**Your goal**:
Pictures stay out. Extract the lines below from the first one through the line with "const insetXMinor = [6,7,8,9,20,30,40,50];", both included.

**Provided data**:

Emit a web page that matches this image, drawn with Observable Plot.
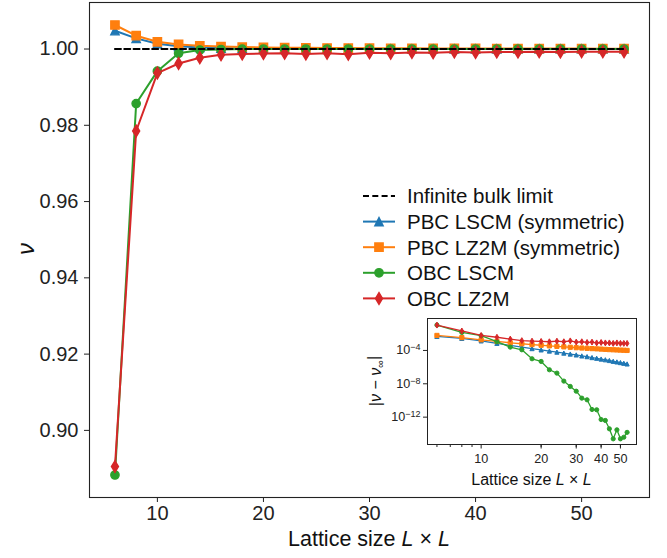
<!DOCTYPE html>
<html><head><meta charset="utf-8">
<script src="https://cdn.jsdelivr.net/npm/d3@7"></script>
<script src="https://cdn.jsdelivr.net/npm/@observablehq/plot@0.6"></script>
<style>
body{margin:0;background:#fff;}
#wrap{position:relative;width:667px;height:558px;font-family:"Liberation Sans",Arial,sans-serif;}
#wrap svg{position:absolute;left:0;top:0;overflow:visible;background:transparent !important;max-width:none !important;}
</style></head><body><div id="wrap"></div>
<script>
// ---- data ----
const sizes = [6,8,10,12,14,16,18,20,22,24,26,28,30,32,34,36,38,40,42,44,46,48,50,52,54];
// |nu - nu_inf| for each series
const devPbcLscm = [4.8e-3,2.8e-3,1.4e-3,7.1e-4,4.0e-4,2.5e-4,1.66e-4,1.17e-4,8.5e-5,6.3e-5,4.8e-5,3.7e-5,2.9e-5,2.2e-5,1.8e-5,1.4e-5,1.15e-5,9.3e-6,7.6e-6,6.2e-6,5.0e-6,4.2e-6,3.5e-6,2.9e-6,2.4e-6];
const devPbcLz2m = [6.3e-3,3.5e-3,1.9e-3,1.2e-3,8.3e-4,6.3e-4,5.0e-4,4.2e-4,3.55e-4,3.1e-4,2.7e-4,2.4e-4,2.14e-4,1.95e-4,1.78e-4,1.66e-4,1.55e-4,1.45e-4,1.35e-4,1.26e-4,1.2e-4,1.15e-4,1.1e-4,1.05e-4,1.0e-4];
const devObcLscm = [0.1117,0.0143,0.0058,1.13e-3,2.5e-4,1.2e-4,1.0e-5,4.8e-6,4.8e-7,1.9e-7,2.1e-8,4.8e-9,1.3e-9,1.9e-10,1.2e-10,8.3e-12,7.6e-12,5.2e-13,4.0e-13,4.0e-14,2.5e-15,3.0e-14,2.5e-15,3.9e-15,1.5e-14];
const devObcLz2m = [0.1095,0.0215,0.0063,0.0038,0.0023,0.0015,0.0013,0.0012,0.0011,0.0013,0.0011,0.0014,0.0010,0.0011,0.0009,0.0010,0.0008,0.0009,0.0008,0.0008,0.0007,0.0008,0.0007,0.0007,0.0007];
const seriesNames = ["PBC LSCM (symmetric)","PBC LZ2M (symmetric)","OBC LSCM","OBC LZ2M"];
const seriesDev = [devPbcLscm, devPbcLz2m, devObcLscm, devObcLz2m];
const seriesSign = [1, 1, -1, -1];   // nu above / below the bulk limit
const nuInf = 1.0;
const limitSizes = [6, 54];
const limitLabel = "Infinite bulk limit";
const yTicks = [0.90,0.92,0.94,0.96,0.98,1.00];
const xTicks = [10,20,30,40,50];
const insetYTicks = [1e-4,1e-8,1e-12];
const insetXLabelTicks = [10,20,30,40,50];
const insetXMinor = [6,7,8,9,20,30,40,50];

// ---- styles ----
const colors = ["#1f77b4","#ff7f0e","#2ca02c","#d62728"];
const symTri = {draw(c,s){const r=Math.sqrt(s/Math.PI);c.moveTo(0,-r);c.lineTo(r,r);c.lineTo(-r,r);c.closePath();}};
const symSq = {draw(c,s){const r=Math.sqrt(s/Math.PI);c.moveTo(-r,-r);c.lineTo(r,-r);c.lineTo(r,r);c.lineTo(-r,r);c.closePath();}};
const symCirc = {draw(c,s){const r=Math.sqrt(s/Math.PI);c.moveTo(r,0);c.arc(0,0,r,0,2*Math.PI);c.closePath();}};
const symDia = {draw(c,s){const r=Math.sqrt(s/Math.PI);const h=r*Math.SQRT2,w=0.6*h;c.moveTo(0,-h);c.lineTo(w,0);c.lineTo(0,h);c.lineTo(-w,0);c.closePath();}};
const symbols = [symTri, symSq, symCirc, symDia];

const rows = seriesNames.map((name,i)=>sizes.map((L,j)=>({name, L, dev: seriesDev[i][j], nu: nuInf + seriesSign[i]*seriesDev[i][j]})));
const limitRows = limitSizes.map(L=>({L, nu: nuInf}));

// ---- main plot ----
const mainMarks = [];
rows.forEach((data,i)=>{
  mainMarks.push(Plot.line(data,{x:"L",y:"nu",stroke:colors[i],strokeWidth:2}));
  mainMarks.push(Plot.dot(data,{x:"L",y:"nu",r:4.15,symbol:symbols[i],fill:colors[i],stroke:colors[i],strokeWidth:1.4}));
});
mainMarks.push(Plot.line(limitRows,{x:"L",y:"nu",stroke:"black",strokeWidth:2,strokeDasharray:"6,3.3"}));
mainMarks.push(Plot.frame({stroke:"#222",strokeWidth:1.1}));

const main = Plot.plot({
  width:667,height:558,marginLeft:89,marginRight:18,marginTop:2,marginBottom:61,
  x:{domain:[3.6,56.4],ticks:xTicks,tickSize:5,tickPadding:3,label:null},
  y:{domain:[0.8824,1.0122],ticks:yTicks,tickFormat:d3.format(".2f"),tickSize:5,tickPadding:6,label:null},
  style:{fontFamily:"'Liberation Sans',Arial,sans-serif",fontSize:"20px",color:"#222",background:"transparent",overflow:"visible"},
  marks:mainMarks
});
document.getElementById("wrap").appendChild(main);
const ms = d3.select(main);
const xl = ms.append("text").attr("x",369).attr("y",546).attr("text-anchor","middle")
  .style("font-size","21.5px").style("white-space","pre").attr("fill","#111");
xl.append("tspan").text("Lattice size ");
xl.append("tspan").style("font-style","italic").text("L");
xl.append("tspan").text(" × ");
xl.append("tspan").style("font-style","italic").text("L");
ms.append("text").attr("transform","translate(26,249) rotate(-90)").attr("text-anchor","middle").attr("dy","0.35em")
  .style("font-size","24px").style("font-style","italic").attr("fill","#111").text("ν");

// legend
const lg = ms.append("g").attr("text-anchor","start");
const legY0 = 196, legDy = 25.6;
const lr0 = lg.append("g").attr("transform",`translate(0,${legY0})`);
lr0.append("line").attr("x1",363).attr("x2",395).attr("stroke","black").attr("stroke-width",2).attr("stroke-dasharray","6,3.3");
lr0.append("text").attr("x",407).attr("dy","0.36em").attr("text-anchor","start").style("font-size","20.5px").attr("fill","#111").text(limitLabel);
seriesNames.forEach((name,i)=>{
  const g = lg.append("g").attr("transform",`translate(0,${legY0+legDy*(i+1)})`);
  g.append("line").attr("x1",363).attr("x2",395).attr("stroke",colors[i]).attr("stroke-width",2);
  g.append("path").attr("transform","translate(379,0)").attr("d",d3.symbol(symbols[i],Math.PI*4.15*4.15)())
    .attr("fill",colors[i]).attr("stroke",colors[i]).attr("stroke-width",1.4);
  g.append("text").attr("x",407).attr("dy","0.36em").attr("text-anchor","start").style("font-size","20.5px").attr("fill","#111").text(name);
});

// ---- inset ----
const insetMarks = [Plot.frame({fill:"white"})];
rows.forEach((data,i)=>{
  insetMarks.push(Plot.line(data,{x:"L",y:"dev",stroke:colors[i],strokeWidth:1.3}));
  insetMarks.push(Plot.dot(data,{x:"L",y:"dev",r:2.1,symbol:symbols[i],fill:colors[i],stroke:colors[i],strokeWidth:1}));
});
insetMarks.push(Plot.axisY({ticks:insetYTicks,tickSize:4,tickPadding:3,tickFormat:d=>"10^"+Math.round(Math.log10(d)),label:null}));
insetMarks.push(Plot.axisX({ticks:insetXMinor,tickSize:3,tickFormat:()=>"",label:null}));
insetMarks.push(Plot.axisX({ticks:insetXLabelTicks,tickSize:4.5,tickPadding:5,tickFormat:d=>String(d),label:null}));
insetMarks.push(Plot.frame({stroke:"#222",strokeWidth:1}));
const inset = Plot.plot({
  width:667,height:558,marginLeft:427,marginRight:31,marginTop:318,marginBottom:114,
  x:{type:"log",domain:[5.38,60.2]},
  y:{type:"log",domain:[Math.pow(10,-15.28),Math.pow(10,-0.17)]},
  style:{fontFamily:"'Liberation Sans',Arial,sans-serif",fontSize:"12.6px",color:"#222",background:"transparent",overflow:"visible"},
  marks:insetMarks
});
document.getElementById("wrap").appendChild(inset);
const is = d3.select(inset);
is.selectAll('g[aria-label="y-axis tick label"] text').each(function(){
  const t = d3.select(this); const s = t.text();
  const m = s.match(/^10\^(-?\d+)$/);
  if(!m) return;
  t.text(null);
  t.append("tspan").text("10");
  t.append("tspan").attr("dy","-0.45em").style("font-size","9px").text(m[1].replace("-","−"));
});
const il = is.append("text").attr("x",531.5).attr("y",485).attr("text-anchor","middle")
  .style("font-size","16px").style("white-space","pre").attr("fill","#111");
il.append("tspan").text("Lattice size ");
il.append("tspan").style("font-style","italic").text("L");
il.append("tspan").text(" × ");
il.append("tspan").style("font-style","italic").text("L");
const iy = is.append("text").attr("transform","translate(375,381) rotate(-90)").attr("text-anchor","middle").attr("dy","0.35em")
  .style("font-size","16px").style("white-space","pre").attr("fill","#111");
iy.append("tspan").text("|");
iy.append("tspan").style("font-style","italic").text("ν");
iy.append("tspan").text(" − ");
iy.append("tspan").style("font-style","italic").text("ν");
iy.append("tspan").attr("dy","0.3em").style("font-size","11px").text("∞");
iy.append("tspan").attr("dy","-0.3em").text("|");
</script></body></html>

**Output for this exercise**:
Emit a web page that matches this image, drawn with Observable Plot.
<!DOCTYPE html>
<html><head><meta charset="utf-8">
<script src="https://cdn.jsdelivr.net/npm/d3@7"></script>
<script src="https://cdn.jsdelivr.net/npm/@observablehq/plot@0.6"></script>
<style>
body{margin:0;background:#fff;}
#wrap{position:relative;width:667px;height:558px;font-family:"Liberation Sans",Arial,sans-serif;}
#wrap svg{position:absolute;left:0;top:0;overflow:visible;background:transparent !important;max-width:none !important;}
</style></head><body><div id="wrap"></div>
<script>
// ---- data ----
const sizes = [6,8,10,12,14,16,18,20,22,24,26,28,30,32,34,36,38,40,42,44,46,48,50,52,54];
// |nu - nu_inf| for each series
const devPbcLscm = [4.8e-3,2.8e-3,1.4e-3,7.1e-4,4.0e-4,2.5e-4,1.66e-4,1.17e-4,8.5e-5,6.3e-5,4.8e-5,3.7e-5,2.9e-5,2.2e-5,1.8e-5,1.4e-5,1.15e-5,9.3e-6,7.6e-6,6.2e-6,5.0e-6,4.2e-6,3.5e-6,2.9e-6,2.4e-6];
const devPbcLz2m = [6.3e-3,3.5e-3,1.9e-3,1.2e-3,8.3e-4,6.3e-4,5.0e-4,4.2e-4,3.55e-4,3.1e-4,2.7e-4,2.4e-4,2.14e-4,1.95e-4,1.78e-4,1.66e-4,1.55e-4,1.45e-4,1.35e-4,1.26e-4,1.2e-4,1.15e-4,1.1e-4,1.05e-4,1.0e-4];
const devObcLscm = [0.1117,0.0143,0.0058,1.13e-3,2.5e-4,1.2e-4,1.0e-5,4.8e-6,4.8e-7,1.9e-7,2.1e-8,4.8e-9,1.3e-9,1.9e-10,1.2e-10,8.3e-12,7.6e-12,5.2e-13,4.0e-13,4.0e-14,2.5e-15,3.0e-14,2.5e-15,3.9e-15,1.5e-14];
const devObcLz2m = [0.1095,0.0215,0.0063,0.0038,0.0023,0.0015,0.0013,0.0012,0.0011,0.0013,0.0011,0.0014,0.0010,0.0011,0.0009,0.0010,0.0008,0.0009,0.0008,0.0008,0.0007,0.0008,0.0007,0.0007,0.0007];
const seriesNames = ["PBC LSCM (symmetric)","PBC LZ2M (symmetric)","OBC LSCM","OBC LZ2M"];
const seriesDev = [devPbcLscm, devPbcLz2m, devObcLscm, devObcLz2m];
const seriesSign = [1, 1, -1, -1];   // nu above / below the bulk limit
const nuInf = 1.0;
const limitSizes = [6, 54];
const limitLabel = "Infinite bulk limit";
const yTicks = [0.90,0.92,0.94,0.96,0.98,1.00];
const xTicks = [10,20,30,40,50];
const insetYTicks = [1e-4,1e-8,1e-12];
const insetXLabelTicks = [10,20,30,40,50];
const insetXMinor = [6,7,8,9,20,30,40,50];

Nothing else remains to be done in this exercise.